Student Matinee Curriculum

Portland Center Stage’s Student Matinee Program seeks to provide all young people with opportunities to experience and directly participate in the art of high-quality, professional theater in a context that supports their education. The following is designed to help students explore themes found in our production of Miss Bennet: Christmas at Pemberley. We encourage you to choose the most appropriate activities for your group and adapt as needed.


  • To encourage personal connections between the students and the major themes of the play.
  • To excite students about the story and introduce the theatrical elements of the production.
  • To engage students using the actors’ tools (body, voice, imagination).


1. Gender Roles in 19th Century England:
The focus on women as the primary characters in Jane Austen's work may be the largest factor in the popularity of her novels. Her characters are complex, funny, witty, independent and often struggling to find their places within the strict structures placed upon them and their lives by the expectations and rules of society. Discuss whether or not Jane Austen created an idealized version of women in her time or if these characters were created with the intent of a progressive commentary on society and its restrictions? 
2. Relevance of Jane Austen:
The works of Jane Austen have been the inspiration of numerous contemporary books and films, both adaptations and new original works. What universal themes in the novel resonate today? Discuss possible titles like Clueless, Bridget Jones's Diary and the sequel, Austenland, Pride & Prejudice & Zombies, and more!

3. Character Discussion:
Review this article - There's Something About Mary Bennet - and discuss the recent trends in popular culture to focus on Mary Bennet. What makes her relatable for an audience, considering the themes of wanting to be noticed and understood? 
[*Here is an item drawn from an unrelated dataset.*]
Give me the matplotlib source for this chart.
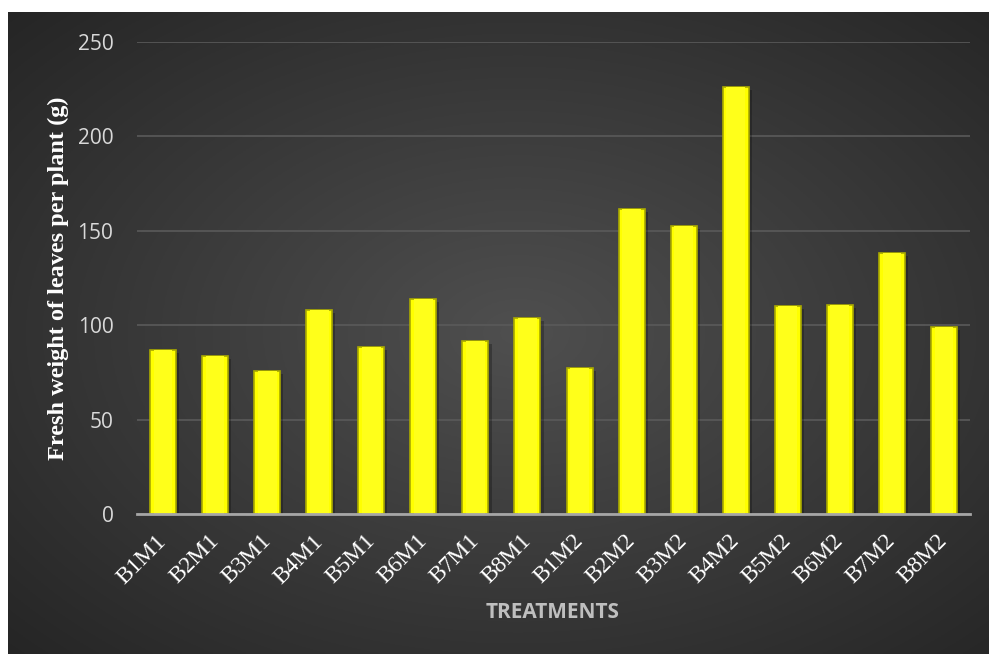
import numpy as np
import matplotlib.pyplot as plt
from matplotlib.transforms import ScaledTranslation

treatments = ["B1M1", "B2M1", "B3M1", "B4M1", "B5M1", "B6M1", "B7M1", "B8M1",
              "B1M2", "B2M2", "B3M2", "B4M2", "B5M2", "B6M2", "B7M2", "B8M2"]
fresh_weight = [86.9, 83.7, 75.7, 108.1, 88.5, 113.9, 91.6, 103.8,
                77.3, 161.5, 152.5, 226.2, 110.2, 110.7, 138.2, 99.0]
y_ticks = [0, 50, 100, 150, 200, 250]

W, H = 989, 654
fig = plt.figure(figsize=(W / 100, H / 100), dpi=100)
fig.patch.set_facecolor("white")

# dark radial background panel
bg = fig.add_axes([8 / W, 0, 1 - 8 / W, 1 - 12 / H])
bg.set_axis_off()
yy, xx = np.mgrid[0:1:300j, 0:1:450j]
r = np.sqrt(((xx - 0.52) / 0.75) ** 2 + ((yy - 0.5) / 0.75) ** 2)
shade = 0.31 - 0.17 * np.clip(r, 0, 1)
img = np.dstack([shade, shade, shade])
bg.imshow(img, aspect="auto", extent=[0, 1, 0, 1], origin="lower")

ax = fig.add_axes([137 / W, 1 - 514 / H, (970 - 137) / W, (514 - 42) / H])
ax.patch.set_alpha(0)
x = np.arange(len(treatments))

# soft shadow then bars
ax.bar(x + 0.06, fresh_weight, width=0.5, bottom=-1.5, color="black", alpha=0.25, zorder=2)
ax.bar(x, fresh_weight, width=0.5, color="#ffff00", edgecolor="#a9a900", linewidth=1.2, zorder=3)
ax.bar(x, fresh_weight, width=0.36, color="#ffff1a", linewidth=0, zorder=4)

ax.set_xlim(-0.5, len(treatments) - 0.5)
ax.set_ylim(0, 250)
ax.set_yticks(y_ticks)
ax.yaxis.grid(True, color="#5a5a5a", linewidth=1.2, zorder=0)
ax.set_axisbelow(True)
for s in ["top", "right", "left"]:
    ax.spines[s].set_visible(False)
ax.spines["bottom"].set_color("#a6a6a6")
ax.spines["bottom"].set_linewidth(2)
ax.spines["bottom"].set_zorder(5)
ax.tick_params(axis="both", length=0)
ax.tick_params(axis="y", pad=17, labelsize=15, labelcolor="#d9d9d9")
for t in ax.get_yticklabels():
    t.set_fontfamily("Open Sans")

ax.set_xticks(x)
ax.set_xticklabels(treatments, rotation=45, ha="right", rotation_mode="anchor",
                   fontfamily="Liberation Serif", fontsize=17, color="white")
ax.tick_params(axis="x", pad=12)
shift = ScaledTranslation(-7 / 100, 0, fig.dpi_scale_trans)
for t in ax.get_xticklabels():
    t.set_transform(t.get_transform() + shift)

ax.set_ylabel("Fresh weight of leaves per plant (g)", fontfamily="Liberation Serif",
              fontweight="bold", fontsize=17.5, color="white", labelpad=6)
fig.text(553 / W, 1 - 613 / H, "TREATMENTS", fontfamily="Open Sans", fontweight="bold",
         fontsize=15, color="#bfbfbf", ha="center", va="center")

fig.savefig("out.png", dpi=100)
"In the end, though, how many times have you felt what it feels to be Mary—desperate to be heard, to be seen, to be not-ignored? How many times have you tried your best, only to be bested by someone else? (Someone, ugh, who barely even tried?) How many times have you been lonely, and petty, and indignant, and misunderstood? How many times have you wished to say something very sensible, but knew not how?

"The current Mary moment—all those resurrections and re-imaginings—tends to take that core relatability and amplify it. The Forgotten Sister, its marketing literature declares, “plucks the neglected Mary from obscurity and beautifully reveals her hopes and dreams.” And “with nearly all of her sisters married and gone from the household,” The Pursuit of Mary Bennet announces, “the unrefined Mary has transformed into an attractive and eligible young woman in her own right.”